— Begin STORED DATA —
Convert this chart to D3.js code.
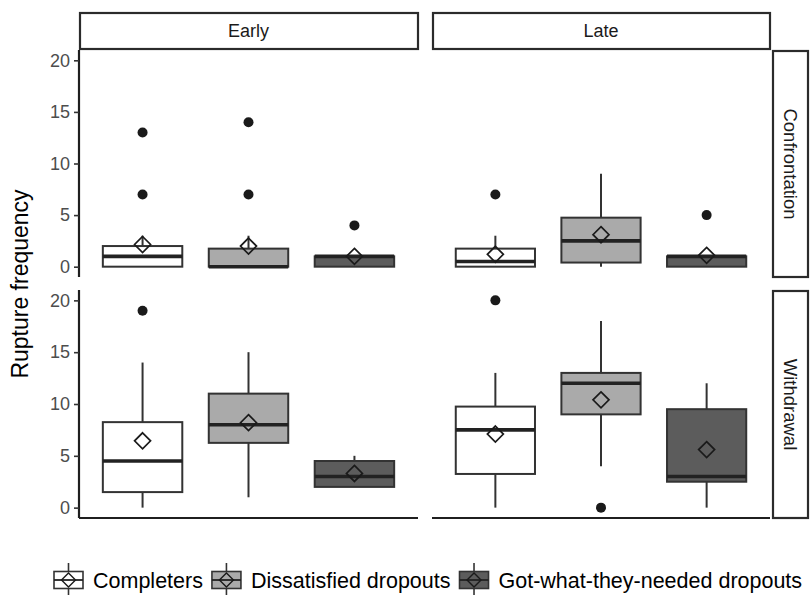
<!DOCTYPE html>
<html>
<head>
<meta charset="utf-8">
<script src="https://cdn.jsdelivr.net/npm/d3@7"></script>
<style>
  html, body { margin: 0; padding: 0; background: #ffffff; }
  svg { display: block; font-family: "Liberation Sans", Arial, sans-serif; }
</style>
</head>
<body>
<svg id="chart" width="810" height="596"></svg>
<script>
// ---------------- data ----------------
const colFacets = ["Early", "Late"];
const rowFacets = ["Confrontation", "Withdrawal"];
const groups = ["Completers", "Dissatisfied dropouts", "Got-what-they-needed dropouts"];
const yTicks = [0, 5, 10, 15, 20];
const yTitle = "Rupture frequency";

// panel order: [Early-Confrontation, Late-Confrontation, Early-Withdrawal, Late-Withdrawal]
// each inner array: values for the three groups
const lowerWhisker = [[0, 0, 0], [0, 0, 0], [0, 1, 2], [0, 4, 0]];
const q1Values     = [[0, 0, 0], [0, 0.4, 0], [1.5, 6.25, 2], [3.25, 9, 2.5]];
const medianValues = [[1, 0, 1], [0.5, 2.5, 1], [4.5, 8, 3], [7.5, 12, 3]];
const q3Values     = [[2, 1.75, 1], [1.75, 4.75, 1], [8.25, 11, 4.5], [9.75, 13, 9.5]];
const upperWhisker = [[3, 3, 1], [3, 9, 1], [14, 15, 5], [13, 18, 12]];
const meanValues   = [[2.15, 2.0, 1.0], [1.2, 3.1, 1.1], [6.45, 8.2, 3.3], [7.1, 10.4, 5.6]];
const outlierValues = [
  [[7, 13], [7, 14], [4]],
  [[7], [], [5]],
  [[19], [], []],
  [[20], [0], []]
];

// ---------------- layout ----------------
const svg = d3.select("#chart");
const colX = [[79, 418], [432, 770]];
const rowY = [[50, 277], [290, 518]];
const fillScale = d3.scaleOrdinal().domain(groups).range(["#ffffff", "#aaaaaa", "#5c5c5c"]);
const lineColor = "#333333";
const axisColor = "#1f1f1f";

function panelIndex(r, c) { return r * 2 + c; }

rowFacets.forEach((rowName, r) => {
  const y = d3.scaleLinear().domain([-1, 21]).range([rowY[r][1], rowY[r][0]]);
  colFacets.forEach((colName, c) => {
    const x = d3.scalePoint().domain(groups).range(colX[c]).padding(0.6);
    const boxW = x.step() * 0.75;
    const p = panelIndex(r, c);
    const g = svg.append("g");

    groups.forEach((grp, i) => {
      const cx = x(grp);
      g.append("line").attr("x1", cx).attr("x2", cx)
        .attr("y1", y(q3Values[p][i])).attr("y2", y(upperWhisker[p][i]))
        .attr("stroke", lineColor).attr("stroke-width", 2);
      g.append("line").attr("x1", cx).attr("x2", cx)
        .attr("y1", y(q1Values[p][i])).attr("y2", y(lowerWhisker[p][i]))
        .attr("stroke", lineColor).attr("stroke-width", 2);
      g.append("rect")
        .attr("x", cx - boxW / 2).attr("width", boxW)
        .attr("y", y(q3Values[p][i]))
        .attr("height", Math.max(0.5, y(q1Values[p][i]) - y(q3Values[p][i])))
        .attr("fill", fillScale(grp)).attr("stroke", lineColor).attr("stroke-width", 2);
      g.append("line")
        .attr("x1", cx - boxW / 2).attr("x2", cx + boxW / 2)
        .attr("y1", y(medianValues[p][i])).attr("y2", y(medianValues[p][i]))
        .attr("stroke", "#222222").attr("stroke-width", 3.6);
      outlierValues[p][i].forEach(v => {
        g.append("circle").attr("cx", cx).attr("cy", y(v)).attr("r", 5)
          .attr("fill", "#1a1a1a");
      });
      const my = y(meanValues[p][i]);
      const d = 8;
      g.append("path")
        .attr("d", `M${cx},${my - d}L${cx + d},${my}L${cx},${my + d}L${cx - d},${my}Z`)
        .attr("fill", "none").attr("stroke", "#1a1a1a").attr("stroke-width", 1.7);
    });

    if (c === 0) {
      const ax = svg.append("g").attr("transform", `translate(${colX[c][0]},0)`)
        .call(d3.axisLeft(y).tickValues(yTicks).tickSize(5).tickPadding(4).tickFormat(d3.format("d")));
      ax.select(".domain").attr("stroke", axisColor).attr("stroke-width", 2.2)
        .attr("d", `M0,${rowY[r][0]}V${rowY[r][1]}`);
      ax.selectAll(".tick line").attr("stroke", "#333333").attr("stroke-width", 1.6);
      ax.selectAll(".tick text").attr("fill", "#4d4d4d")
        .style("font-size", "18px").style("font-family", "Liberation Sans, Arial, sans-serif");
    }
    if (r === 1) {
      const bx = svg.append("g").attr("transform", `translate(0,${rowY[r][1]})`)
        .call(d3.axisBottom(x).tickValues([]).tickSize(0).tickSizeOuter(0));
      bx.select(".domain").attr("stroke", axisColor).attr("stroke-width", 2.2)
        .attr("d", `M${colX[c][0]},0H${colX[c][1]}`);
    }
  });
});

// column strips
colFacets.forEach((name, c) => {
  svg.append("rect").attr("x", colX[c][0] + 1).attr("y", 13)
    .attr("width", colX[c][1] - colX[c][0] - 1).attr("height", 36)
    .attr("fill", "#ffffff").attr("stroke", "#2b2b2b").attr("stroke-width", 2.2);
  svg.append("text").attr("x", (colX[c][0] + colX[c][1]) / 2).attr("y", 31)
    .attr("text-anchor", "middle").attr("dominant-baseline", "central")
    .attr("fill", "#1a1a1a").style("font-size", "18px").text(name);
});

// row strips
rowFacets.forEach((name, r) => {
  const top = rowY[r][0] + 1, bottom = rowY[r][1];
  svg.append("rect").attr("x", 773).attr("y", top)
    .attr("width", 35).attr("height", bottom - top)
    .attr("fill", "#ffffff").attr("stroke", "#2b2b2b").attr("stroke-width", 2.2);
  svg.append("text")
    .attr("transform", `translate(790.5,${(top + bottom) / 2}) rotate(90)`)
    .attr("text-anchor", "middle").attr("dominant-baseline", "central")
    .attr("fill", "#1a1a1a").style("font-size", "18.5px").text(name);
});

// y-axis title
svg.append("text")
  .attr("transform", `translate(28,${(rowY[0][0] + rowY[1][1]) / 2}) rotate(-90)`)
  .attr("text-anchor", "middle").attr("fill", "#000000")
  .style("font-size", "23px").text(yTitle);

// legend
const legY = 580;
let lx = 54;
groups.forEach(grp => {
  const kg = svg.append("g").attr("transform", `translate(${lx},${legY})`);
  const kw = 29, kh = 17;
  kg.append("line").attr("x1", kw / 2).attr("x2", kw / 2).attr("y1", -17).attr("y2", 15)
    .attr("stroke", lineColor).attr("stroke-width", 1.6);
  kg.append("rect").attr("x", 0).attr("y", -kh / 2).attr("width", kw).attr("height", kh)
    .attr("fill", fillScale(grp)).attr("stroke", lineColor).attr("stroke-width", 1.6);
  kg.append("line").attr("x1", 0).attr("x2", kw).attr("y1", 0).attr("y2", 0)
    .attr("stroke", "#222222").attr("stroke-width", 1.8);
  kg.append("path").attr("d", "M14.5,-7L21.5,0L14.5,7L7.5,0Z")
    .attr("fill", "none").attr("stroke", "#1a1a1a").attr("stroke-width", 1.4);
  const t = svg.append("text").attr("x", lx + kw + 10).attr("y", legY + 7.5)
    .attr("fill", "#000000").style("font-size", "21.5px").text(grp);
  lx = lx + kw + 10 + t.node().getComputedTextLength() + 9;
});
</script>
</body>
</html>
— End STORED DATA —
_EXERCISE DESCRIPTION_. The material above holds pictures; copy everything else in it exactly.

_RESULT OF THE TASK_.
Convert this chart to D3.js code.
<!DOCTYPE html>
<html>
<head>
<meta charset="utf-8">
<script src="https://cdn.jsdelivr.net/npm/d3@7"></script>
<style>
  html, body { margin: 0; padding: 0; background: #ffffff; }
  svg { display: block; font-family: "Liberation Sans", Arial, sans-serif; }
</style>
</head>
<body>
<svg id="chart" width="810" height="596"></svg>
<script>
// ---------------- data ----------------
const colFacets = ["Early", "Late"];
const rowFacets = ["Confrontation", "Withdrawal"];
const groups = ["Completers", "Dissatisfied dropouts", "Got-what-they-needed dropouts"];
const yTicks = [0, 5, 10, 15, 20];
const yTitle = "Rupture frequency";

// panel order: [Early-Confrontation, Late-Confrontation, Early-Withdrawal, Late-Withdrawal]
// each inner array: values for the three groups
const lowerWhisker = [[0, 0, 0], [0, 0, 0], [0, 1, 2], [0, 4, 0]];
const q1Values     = [[0, 0, 0], [0, 0.4, 0], [1.5, 6.25, 2], [3.25, 9, 2.5]];
const medianValues = [[1, 0, 1], [0.5, 2.5, 1], [4.5, 8, 3], [7.5, 12, 3]];
const q3Values     = [[2, 1.75, 1], [1.75, 4.75, 1], [8.25, 11, 4.5], [9.75, 13, 9.5]];
const upperWhisker = [[3, 3, 1], [3, 9, 1], [14, 15, 5], [13, 18, 12]];
const meanValues   = [[2.15, 2.0, 1.0], [1.2, 3.1, 1.1], [6.45, 8.2, 3.3], [7.1, 10.4, 5.6]];
const outlierValues = [
  [[7, 13], [7, 14], [4]],
  [[7], [], [5]],
  [[19], [], []],
  [[20], [0], []]
];

// ---------------- layout ----------------
const svg = d3.select("#chart");
const colX = [[79, 418], [432, 770]];
const rowY = [[50, 277], [290, 518]];
const fillScale = d3.scaleOrdinal().domain(groups).range(["#ffffff", "#aaaaaa", "#5c5c5c"]);
const lineColor = "#333333";
const axisColor = "#1f1f1f";

function panelIndex(r, c) { return r * 2 + c; }

rowFacets.forEach((rowName, r) => {
  const y = d3.scaleLinear().domain([-1, 21]).range([rowY[r][1], rowY[r][0]]);
  colFacets.forEach((colName, c) => {
    const x = d3.scalePoint().domain(groups).range(colX[c]).padding(0.6);
    const boxW = x.step() * 0.75;
    const p = panelIndex(r, c);
    const g = svg.append("g");

    groups.forEach((grp, i) => {
      const cx = x(grp);
      g.append("line").attr("x1", cx).attr("x2", cx)
        .attr("y1", y(q3Values[p][i])).attr("y2", y(upperWhisker[p][i]))
        .attr("stroke", lineColor).attr("stroke-width", 2);
      g.append("line").attr("x1", cx).attr("x2", cx)
        .attr("y1", y(q1Values[p][i])).attr("y2", y(lowerWhisker[p][i]))
        .attr("stroke", lineColor).attr("stroke-width", 2);
      g.append("rect")
        .attr("x", cx - boxW / 2).attr("width", boxW)
        .attr("y", y(q3Values[p][i]))
        .attr("height", Math.max(0.5, y(q1Values[p][i]) - y(q3Values[p][i])))
        .attr("fill", fillScale(grp)).attr("stroke", lineColor).attr("stroke-width", 2);
      g.append("line")
        .attr("x1", cx - boxW / 2).attr("x2", cx + boxW / 2)
        .attr("y1", y(medianValues[p][i])).attr("y2", y(medianValues[p][i]))
        .attr("stroke", "#222222").attr("stroke-width", 3.6);
      outlierValues[p][i].forEach(v => {
        g.append("circle").attr("cx", cx).attr("cy", y(v)).attr("r", 5)
          .attr("fill", "#1a1a1a");
      });
      const my = y(meanValues[p][i]);
      const d = 8;
      g.append("path")
        .attr("d", `M${cx},${my - d}L${cx + d},${my}L${cx},${my + d}L${cx - d},${my}Z`)
        .attr("fill", "none").attr("stroke", "#1a1a1a").attr("stroke-width", 1.7);
    });

    if (c === 0) {
      const ax = svg.append("g").attr("transform", `translate(${colX[c][0]},0)`)
        .call(d3.axisLeft(y).tickValues(yTicks).tickSize(5).tickPadding(4).tickFormat(d3.format("d")));
      ax.select(".domain").attr("stroke", axisColor).attr("stroke-width", 2.2)
        .attr("d", `M0,${rowY[r][0]}V${rowY[r][1]}`);
      ax.selectAll(".tick line").attr("stroke", "#333333").attr("stroke-width", 1.6);
      ax.selectAll(".tick text").attr("fill", "#4d4d4d")
        .style("font-size", "18px").style("font-family", "Liberation Sans, Arial, sans-serif");
    }
    if (r === 1) {
      const bx = svg.append("g").attr("transform", `translate(0,${rowY[r][1]})`)
        .call(d3.axisBottom(x).tickValues([]).tickSize(0).tickSizeOuter(0));
      bx.select(".domain").attr("stroke", axisColor).attr("stroke-width", 2.2)
        .attr("d", `M${colX[c][0]},0H${colX[c][1]}`);
    }
  });
});

// column strips
colFacets.forEach((name, c) => {
  svg.append("rect").attr("x", colX[c][0] + 1).attr("y", 13)
    .attr("width", colX[c][1] - colX[c][0] - 1).attr("height", 36)
    .attr("fill", "#ffffff").attr("stroke", "#2b2b2b").attr("stroke-width", 2.2);
  svg.append("text").attr("x", (colX[c][0] + colX[c][1]) / 2).attr("y", 31)
    .attr("text-anchor", "middle").attr("dominant-baseline", "central")
    .attr("fill", "#1a1a1a").style("font-size", "18px").text(name);
});

// row strips
rowFacets.forEach((name, r) => {
  const top = rowY[r][0] + 1, bottom = rowY[r][1];
  svg.append("rect").attr("x", 773).attr("y", top)
    .attr("width", 35).attr("height", bottom - top)
    .attr("fill", "#ffffff").attr("stroke", "#2b2b2b").attr("stroke-width", 2.2);
  svg.append("text")
    .attr("transform", `translate(790.5,${(top + bottom) / 2}) rotate(90)`)
    .attr("text-anchor", "middle").attr("dominant-baseline", "central")
    .attr("fill", "#1a1a1a").style("font-size", "18.5px").text(name);
});

// y-axis title
svg.append("text")
  .attr("transform", `translate(28,${(rowY[0][0] + rowY[1][1]) / 2}) rotate(-90)`)
  .attr("text-anchor", "middle").attr("fill", "#000000")
  .style("font-size", "23px").text(yTitle);

// legend
const legY = 580;
let lx = 54;
groups.forEach(grp => {
  const kg = svg.append("g").attr("transform", `translate(${lx},${legY})`);
  const kw = 29, kh = 17;
  kg.append("line").attr("x1", kw / 2).attr("x2", kw / 2).attr("y1", -17).attr("y2", 15)
    .attr("stroke", lineColor).attr("stroke-width", 1.6);
  kg.append("rect").attr("x", 0).attr("y", -kh / 2).attr("width", kw).attr("height", kh)
    .attr("fill", fillScale(grp)).attr("stroke", lineColor).attr("stroke-width", 1.6);
  kg.append("line").attr("x1", 0).attr("x2", kw).attr("y1", 0).attr("y2", 0)
    .attr("stroke", "#222222").attr("stroke-width", 1.8);
  kg.append("path").attr("d", "M14.5,-7L21.5,0L14.5,7L7.5,0Z")
    .attr("fill", "none").attr("stroke", "#1a1a1a").attr("stroke-width", 1.4);
  const t = svg.append("text").attr("x", lx + kw + 10).attr("y", legY + 7.5)
    .attr("fill", "#000000").style("font-size", "21.5px").text(grp);
  lx = lx + kw + 10 + t.node().getComputedTextLength() + 9;
});
</script>
</body>
</html>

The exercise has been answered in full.